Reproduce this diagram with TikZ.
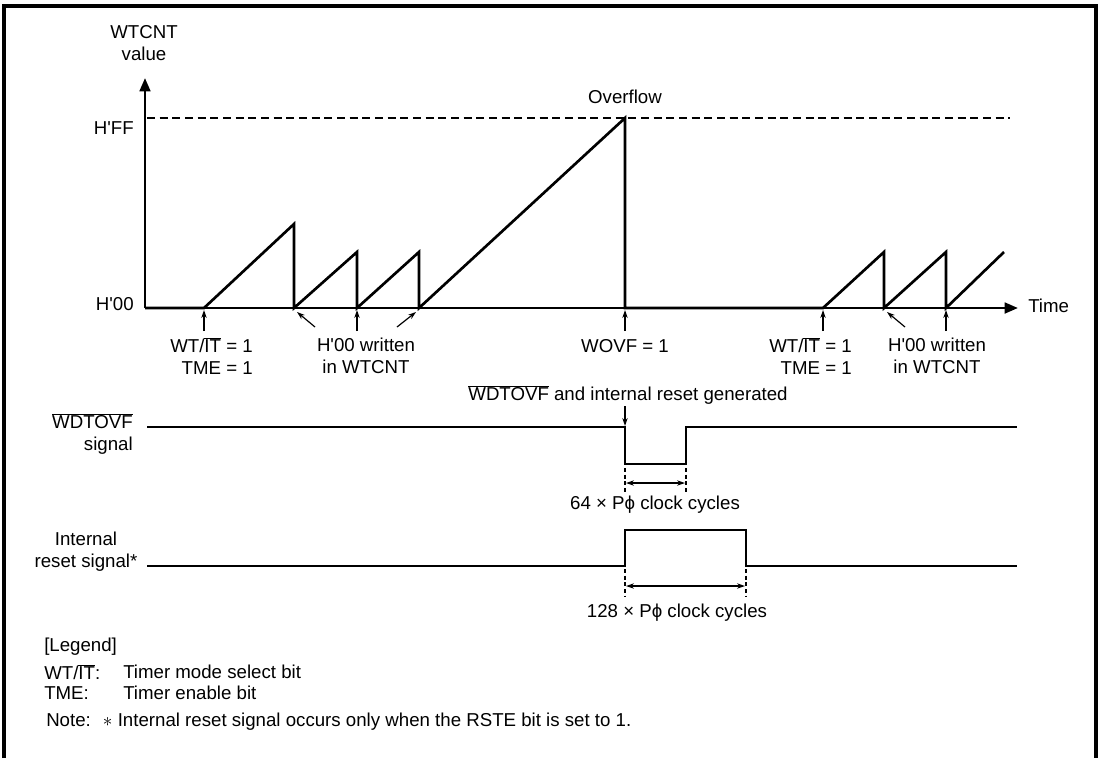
\documentclass[tikz,border=0pt]{standalone}
\usepackage{fontspec}
\setmainfont{Liberation Sans}[Ligatures=TeXOff]
\usetikzlibrary{positioning,arrows.meta,calc}
\newcommand{\ovbar}[1]{$\overline{\mbox{#1}}$}

\begin{document}
\begin{tikzpicture}[x=0.75pt, y=-0.75pt, >={Stealth[length=6pt,width=4pt]},
    font=\fontsize{14}{16.5}\selectfont,
    wave/.style={line width=2pt},
    axisline/.style={line width=2pt, -{Triangle[length=10pt,width=8pt]}},
    pointer/.style={line width=0.9pt, ->},
    limit/.style={line width=0.9pt, dash pattern=on 6pt off 3.5pt},
    marker/.style={line width=0.8pt, dash pattern=on 3pt off 2pt},
    span/.style={line width=0.9pt, <->},
    txt/.style={inner sep=0pt, align=center}]

    \useasboundingbox (0,0) rectangle (1100,758);
    \draw[line width=2.4pt] (4,758) -- (4,6) -- (1096,6) -- (1096,758);

    % WTCNT value against time
    \coordinate (origin) at (145,308);
    \coordinate (ytop) at (145,78);
    \coordinate (xend) at (1018,308);
    \draw[axisline] (origin) -- (ytop);
    \draw[axisline] (origin) -- (xend);
    \node[txt] (cntlbl) at (144,43) {WTCNT\\value};
    \node[txt, anchor=east] (hff) at (134,128) {H'FF};
    \node[txt, anchor=east] (h00) at (134,304) {H'00};
    \node[txt, anchor=west] (timelbl) at (1028,306) {Time};
    \node[txt] (ovf) at (625,97) {Overflow};
    \coordinate (ffleft) at (147,118);
    \coordinate (ffright) at (1010,118);
    \draw[limit] (ffleft) -- (ffright);

    \draw[wave] (origin) -- (204,308) -- (294,224) -- (294,308) -- (357,252) -- (357,308)
        -- (419,252) -- (419,308) -- (625,118) -- (625,308) -- (823,308) -- (884,252)
        -- (884,308) -- (946,252) -- (946,308) -- (1004,252);

    % pointers below the time axis
    \foreach \x/\n in {204/a,357/b,625/c,823/d,946/e} {
        \coordinate (tail\n) at (\x,331);
        \coordinate (tip\n) at (\x,310);
        \draw[pointer] (tail\n) -- (tip\n);
    }
    \coordinate (tailf) at (315,327);
    \coordinate (tipf) at (297,312);
    \coordinate (tailg) at (397,327);
    \coordinate (tipg) at (416,312);
    \coordinate (tailh) at (905,327);
    \coordinate (tiph) at (887,312);
    \draw[pointer] (tailf) -- (tipf);
    \draw[pointer] (tailg) -- (tipg);
    \draw[pointer] (tailh) -- (tiph);

    \node[txt, align=right, anchor=east] (mode1) at (253,356) {WT/\ovbar{IT} = 1\\TME = 1};
    \node[txt] (clear1) at (366,356) {H'00 written\\in WTCNT};
    \node[txt] (wovf) at (625,346) {WOVF = 1};
    \node[txt, align=right, anchor=east] (mode2) at (852,356) {WT/\ovbar{IT} = 1\\TME = 1};
    \node[txt] (clear2) at (937,356) {H'00 written\\in WTCNT};

    % WDTOVF signal
    \node[txt, align=right, anchor=east] (wdtlbl) at (133,434) {\ovbar{WDTOVF}\\signal};
    \node[txt] (gen) at (628,395) {\ovbar{WDTOVF} and internal reset generated};
    \coordinate (gentail) at (625,406);
    \coordinate (fall) at (625,426);
    \draw[pointer] (gentail) -- (fall);
    \draw[wave] (147,427) -- (625,427) -- (625,464) -- (686,464) -- (686,427) -- (1017,427);
    \draw[marker] (625,468) -- (625,493);
    \draw[marker] (686,468) -- (686,493);
    \coordinate (w64a) at (626,483);
    \coordinate (w64b) at (685,483);
    \draw[span] (w64a) -- (w64b);
    \node[txt] (cyc64) at (655,505) {64 × Pϕ clock cycles};

    % internal reset signal
    \node[txt] (rstlbl) at (86,552) {Internal\\reset signal*};
    \draw[wave] (147,566) -- (625,566) -- (625,530) -- (746,530) -- (746,566) -- (1017,566);
    \draw[marker] (625,569) -- (625,596);
    \draw[marker] (746,569) -- (746,596);
    \coordinate (w128a) at (626,586);
    \coordinate (w128b) at (745,586);
    \draw[span] (w128a) -- (w128b);
    \node[txt] (cyc128) at (677,613) {128 × Pϕ clock cycles};

    % legend
    \node[txt, anchor=west] (legend) at (44,647) {[Legend]};
    \node[txt, anchor=west] (wtkey) at (44,672) {WT/\ovbar{IT}:};
    \node[txt, anchor=west] (wtdesc) at (123,672) {Timer mode select bit};
    \node[txt, anchor=west] (tmekey) at (44,693) {TME:};
    \node[txt, anchor=west] (tmedesc) at (123,693) {Timer enable bit};
    \node[txt, anchor=west] (note) at (46,722) {Note: \ $\ast$ Internal reset signal occurs only when the RSTE bit is set to 1.};

\end{tikzpicture}
\end{document}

_ _ _ _

Given exercise.
Make an exact copy of the listing above. Do not include the pictures.

Task response.
Reproduce this diagram with TikZ.
\documentclass[tikz,border=0pt]{standalone}
\usepackage{fontspec}
\setmainfont{Liberation Sans}[Ligatures=TeXOff]
\usetikzlibrary{positioning,arrows.meta,calc}
\newcommand{\ovbar}[1]{$\overline{\mbox{#1}}$}

\begin{document}
\begin{tikzpicture}[x=0.75pt, y=-0.75pt, >={Stealth[length=6pt,width=4pt]},
    font=\fontsize{14}{16.5}\selectfont,
    wave/.style={line width=2pt},
    axisline/.style={line width=2pt, -{Triangle[length=10pt,width=8pt]}},
    pointer/.style={line width=0.9pt, ->},
    limit/.style={line width=0.9pt, dash pattern=on 6pt off 3.5pt},
    marker/.style={line width=0.8pt, dash pattern=on 3pt off 2pt},
    span/.style={line width=0.9pt, <->},
    txt/.style={inner sep=0pt, align=center}]

    \useasboundingbox (0,0) rectangle (1100,758);
    \draw[line width=2.4pt] (4,758) -- (4,6) -- (1096,6) -- (1096,758);

    % WTCNT value against time
    \coordinate (origin) at (145,308);
    \coordinate (ytop) at (145,78);
    \coordinate (xend) at (1018,308);
    \draw[axisline] (origin) -- (ytop);
    \draw[axisline] (origin) -- (xend);
    \node[txt] (cntlbl) at (144,43) {WTCNT\\value};
    \node[txt, anchor=east] (hff) at (134,128) {H'FF};
    \node[txt, anchor=east] (h00) at (134,304) {H'00};
    \node[txt, anchor=west] (timelbl) at (1028,306) {Time};
    \node[txt] (ovf) at (625,97) {Overflow};
    \coordinate (ffleft) at (147,118);
    \coordinate (ffright) at (1010,118);
    \draw[limit] (ffleft) -- (ffright);

    \draw[wave] (origin) -- (204,308) -- (294,224) -- (294,308) -- (357,252) -- (357,308)
        -- (419,252) -- (419,308) -- (625,118) -- (625,308) -- (823,308) -- (884,252)
        -- (884,308) -- (946,252) -- (946,308) -- (1004,252);

    % pointers below the time axis
    \foreach \x/\n in {204/a,357/b,625/c,823/d,946/e} {
        \coordinate (tail\n) at (\x,331);
        \coordinate (tip\n) at (\x,310);
        \draw[pointer] (tail\n) -- (tip\n);
    }
    \coordinate (tailf) at (315,327);
    \coordinate (tipf) at (297,312);
    \coordinate (tailg) at (397,327);
    \coordinate (tipg) at (416,312);
    \coordinate (tailh) at (905,327);
    \coordinate (tiph) at (887,312);
    \draw[pointer] (tailf) -- (tipf);
    \draw[pointer] (tailg) -- (tipg);
    \draw[pointer] (tailh) -- (tiph);

    \node[txt, align=right, anchor=east] (mode1) at (253,356) {WT/\ovbar{IT} = 1\\TME = 1};
    \node[txt] (clear1) at (366,356) {H'00 written\\in WTCNT};
    \node[txt] (wovf) at (625,346) {WOVF = 1};
    \node[txt, align=right, anchor=east] (mode2) at (852,356) {WT/\ovbar{IT} = 1\\TME = 1};
    \node[txt] (clear2) at (937,356) {H'00 written\\in WTCNT};

    % WDTOVF signal
    \node[txt, align=right, anchor=east] (wdtlbl) at (133,434) {\ovbar{WDTOVF}\\signal};
    \node[txt] (gen) at (628,395) {\ovbar{WDTOVF} and internal reset generated};
    \coordinate (gentail) at (625,406);
    \coordinate (fall) at (625,426);
    \draw[pointer] (gentail) -- (fall);
    \draw[wave] (147,427) -- (625,427) -- (625,464) -- (686,464) -- (686,427) -- (1017,427);
    \draw[marker] (625,468) -- (625,493);
    \draw[marker] (686,468) -- (686,493);
    \coordinate (w64a) at (626,483);
    \coordinate (w64b) at (685,483);
    \draw[span] (w64a) -- (w64b);
    \node[txt] (cyc64) at (655,505) {64 × Pϕ clock cycles};

    % internal reset signal
    \node[txt] (rstlbl) at (86,552) {Internal\\reset signal*};
    \draw[wave] (147,566) -- (625,566) -- (625,530) -- (746,530) -- (746,566) -- (1017,566);
    \draw[marker] (625,569) -- (625,596);
    \draw[marker] (746,569) -- (746,596);
    \coordinate (w128a) at (626,586);
    \coordinate (w128b) at (745,586);
    \draw[span] (w128a) -- (w128b);
    \node[txt] (cyc128) at (677,613) {128 × Pϕ clock cycles};

    % legend
    \node[txt, anchor=west] (legend) at (44,647) {[Legend]};
    \node[txt, anchor=west] (wtkey) at (44,672) {WT/\ovbar{IT}:};
    \node[txt, anchor=west] (wtdesc) at (123,672) {Timer mode select bit};
    \node[txt, anchor=west] (tmekey) at (44,693) {TME:};
    \node[txt, anchor=west] (tmedesc) at (123,693) {Timer enable bit};
    \node[txt, anchor=west] (note) at (46,722) {Note: \ $\ast$ Internal reset signal occurs only when the RSTE bit is set to 1.};

\end{tikzpicture}
\end{document}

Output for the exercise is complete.